Saturday, August 30, 2008

Romancing the dry line













I enjoy casting a dry flyline and fishing small featherwings or bombers more than any other spey swinging method. It is not that I dislike sinktip fishing, it is just that sometimes it gets to seem a lot like work or tossing lures. I do a lot of it because I have to. Casting and swinging a dry line is elegant. It is trusting that the fish is hot and eager and it will rise for your artful offering. It is traditional as well. I have spent the majority of my western trips swinging flies on the Columbia and Snake tributaries with a dry line. There is also something about a line unencumbered by weight which transfers every event and nuance that happens to your fly directly to your hand, mind, and soul. It has the added benefit of really minimizing the amount of flies you lose.
If I had to choose a single method of catching steelhead, it would be with a floating line and a bomber. On a run in a Snake river tributary I got slammed by a fish on a bomber. It wasted out line into the backing making my poor Marquis Salmon #2 scream for dear life. It roiled up the water like crazy as it ran. Rob, who was fishing behind me watched the whole thing. When I landed it, it turned out to be what we call a 'snit'. It was only 18 or 19 inches long! What the heck?! Rob looked at me as I held up the fish and said "I can't believe that little thing did all that". The little fish in it's exuberance to eat the bomber had been pumped up enough to fight like a twenty pounder. That is how fish often hit bombers; they not only eat them, they set out to annihilate them.

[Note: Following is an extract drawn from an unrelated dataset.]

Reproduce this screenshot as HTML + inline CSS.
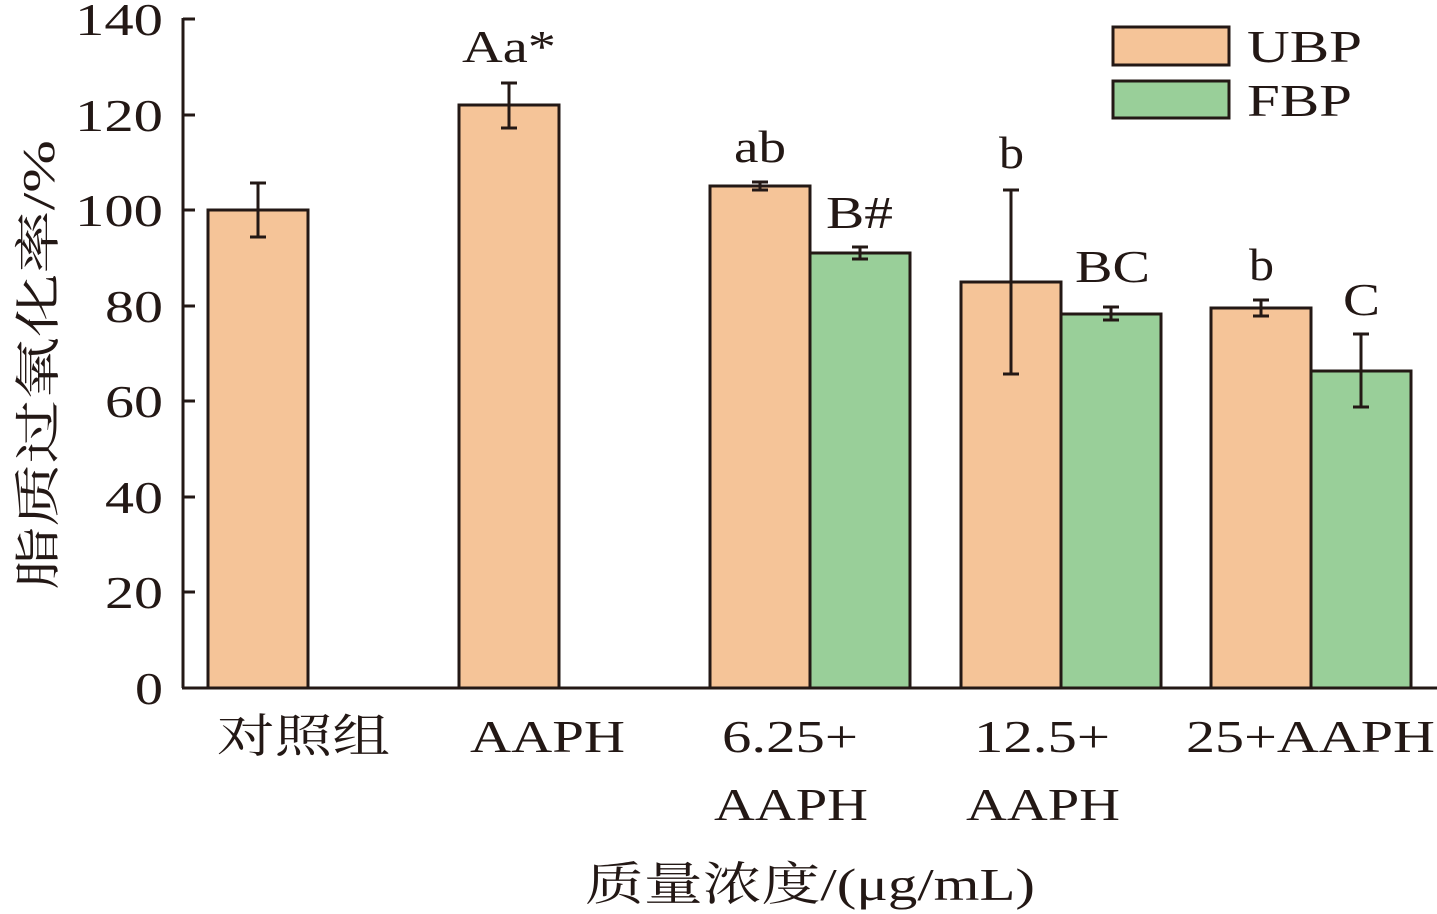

It takes a lot of confidence to fish with bombers. For a long time I really wanted to, but I also wanted to catch fish, and I thought that in most situations (correctly), that I had better odds with a wet. Then came a day on the same river when I was fishing a purple bedsprings spey on a size 2 hook, and watched as it actually waked through the water. Hmm.... So, A fish would have to move just as far for the spey fly as it would for the bomber. The bomber put up a better commotion and wake and was more visible, so why not? Of course, there are times of day and water conditions when fishing a surface waker is nothing but down-time, but sometimes it can work in situations that are surprising.